One very annoying habit of many dogs is that of charging the door when someone knocks. Since the dog is likely to run faster than the resident human, the dog thinks it's out of your range and hence only under voice control. Now having your dog thoroughly under voice control is a situation to be striven for, but it does not come overnight. In the meantime, how to cope?


I first used one of those chain collars that is supposed to be keyed so it would assault the
dog's ears when it was jangled, for I had an adult, incorrigible door charger, Heidi. One day when Heidi was charging the door, I couldn't immediately find the sound collar, so I just grabbed a regular chain choker and threw it, hitting the door at the same moment that my voice hit her ears with the NO. The effect was the same: She backed off. Thus I learned
that one does not need any special equipment; the jangle of any choke chain suddenly landing out of thin air is upsetting enough to cause your dog to heed your NO command. Repeated regularly, this combination of the thrown chain and the NO command resulted in the dog not charging doors anymore—in fact, she charged them a lot less, and finally not at all. I've used the technique since on other dogs who learned the lesson in just two or three sessions.

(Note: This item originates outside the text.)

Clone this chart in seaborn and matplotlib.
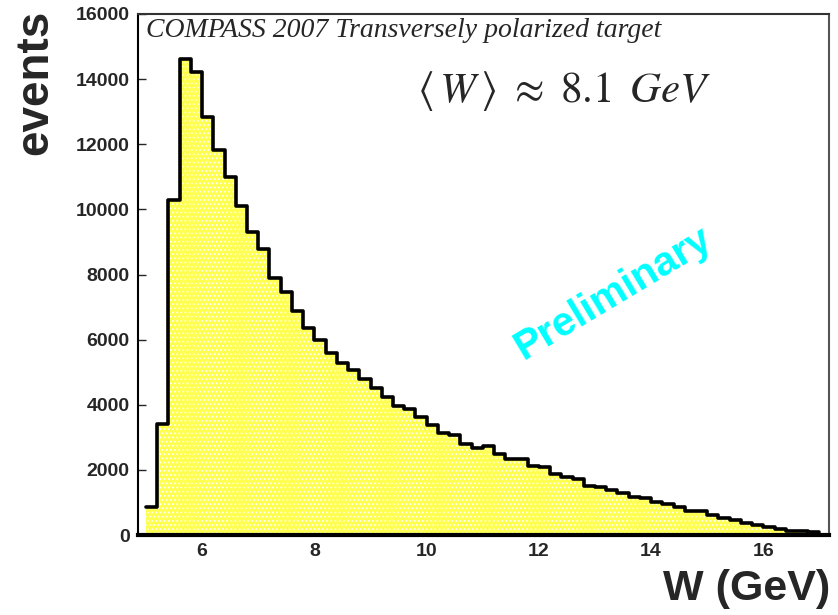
import numpy as np
import pandas as pd
import matplotlib
matplotlib.use("Agg")
import matplotlib.pyplot as plt
import seaborn as sns

# Bin edges of W (GeV): 0.2 GeV bins from 5.0 to 17.0
bin_lo = 5.0
bin_hi = 17.0
bin_width = 0.2

# events per bin (60 bins)
counts = [
    860, 3420, 10300, 14620, 14220, 12850, 11820, 10980, 10100, 9320,
    8770, 7880, 7470, 6880, 6350, 5980, 5580, 5270, 5070, 4780,
    4500, 4230, 3960, 3860, 3610, 3380, 3140, 3060, 2800, 2670,
    2730, 2490, 2330, 2330, 2130, 2080, 1870, 1790, 1730, 1510,
    1460, 1380, 1280, 1180, 1130, 1020, 940, 870, 740, 740,
    610, 510, 460, 380, 310, 240, 170, 130, 110, 100,
]

x_ticks = [6, 8, 10, 12, 14, 16]
y_ticks = [0, 2000, 4000, 6000, 8000, 10000, 12000, 14000, 16000]

edges = [float(e) for e in np.round(np.arange(bin_lo, bin_hi + bin_width / 2, bin_width), 3)]
centers = [(a + b) / 2 for a, b in zip(edges[:-1], edges[1:])]
df = pd.DataFrame({"W": centers, "events": counts})

sns.set_style("white")
plt.rcParams["font.family"] = ["Liberation Sans", "DejaVu Sans"]
plt.rcParams["hatch.linewidth"] = 0.7
plt.rcParams["mathtext.fontset"] = "stix"

fig = plt.figure(figsize=(8.38, 6.15), dpi=100)
ax = fig.add_axes([138 / 838, 1 - 535 / 615, (829 - 138) / 838, (535 - 14) / 615])

# filled histogram (yellow with fine white dot pattern)
sns.histplot(data=df, x="W", weights="events", bins=edges, element="step",
             fill=True, color="#ffff50", alpha=1.0, edgecolor="white",
             linewidth=0, hatch="....", ax=ax)
# black outline
sns.histplot(data=df, x="W", weights="events", bins=edges, element="step",
             fill=False, color="black", linewidth=2.6, ax=ax)

ax.set_xlim(4.857, 17.17)
ax.set_ylim(0, 16000)
ax.set_xticks(x_ticks)
ax.set_yticks(y_ticks)
ax.set_xticklabels([str(t) for t in x_ticks], fontsize=14, fontweight="bold")
ax.set_yticklabels([str(t) for t in y_ticks], fontsize=14, fontweight="bold")
ax.tick_params(axis="both", direction="in", length=6, width=1, pad=6,
               bottom=True, left=True, top=False, right=False)
ax.set_xlabel("")
ax.set_ylabel("")

ax.spines["left"].set_color("black")
ax.spines["left"].set_linewidth(1.5)
ax.spines["bottom"].set_color("black")
ax.spines["bottom"].set_linewidth(3)
ax.spines["top"].set_color("#333333")
ax.spines["top"].set_linewidth(1.5)
ax.spines["right"].set_color("#555555")
ax.spines["right"].set_linewidth(1.5)

# texts
ax.text(0.012, 0.992, "COMPASS 2007 Transversely polarized target",
        transform=ax.transAxes, ha="left", va="top", fontsize=20,
        family="Liberation Serif", style="italic")
ax.text(0.404, 0.853,
        r"$\langle\,W\,\rangle\ \approx\ \mathrm{8.1}\ \,GeV$",
        transform=ax.transAxes, ha="left", va="center", fontsize=31)
fig.text(613 / 838, 1 - 293 / 615, "Preliminary", rotation=31, color="#00ffff",
         fontsize=29.5, fontweight="bold", ha="center", va="center",
         rotation_mode="anchor")

fig.text(35 / 838, 1 - 10 / 615, "events", rotation=90, ha="center", va="top",
         fontsize=33, fontweight="bold")
fig.text(830 / 838, 1 - 600 / 615, "W (GeV)", ha="right", va="baseline",
         fontsize=31, fontweight="bold")

fig.savefig("out.png", dpi=100)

Do not worry about what the person at the door is going to think when you go through your correctional antics. People do not think kind thoughts when they are knocked down or jumped on by a dog that answers the door, so they're likely to appreciate your efforts to keep their entry safe. Besides using the thrown object indoors to aid training, thrown objects are useful outdoors, too. Put some pebbles into an empty plastic bottle and use it as an outdoor training aid.


The puppy who does not heed your voice command is startled by the rattle the bottle makes landing nearby and is quickly convinced that it is not safe to ignore you. A clod of dirt or a handful of pebbles will do in a pinch. Do not use anything that would hurt your pup if it hit. The object here is to get Puppy's attention, not to touch him. The combination of the thrown object and your command gets the pup's attention and improves compliance. Be sneaky about throwing things; you don't want Puppy to see you doing the throwing, for that could make the pup afraid of you.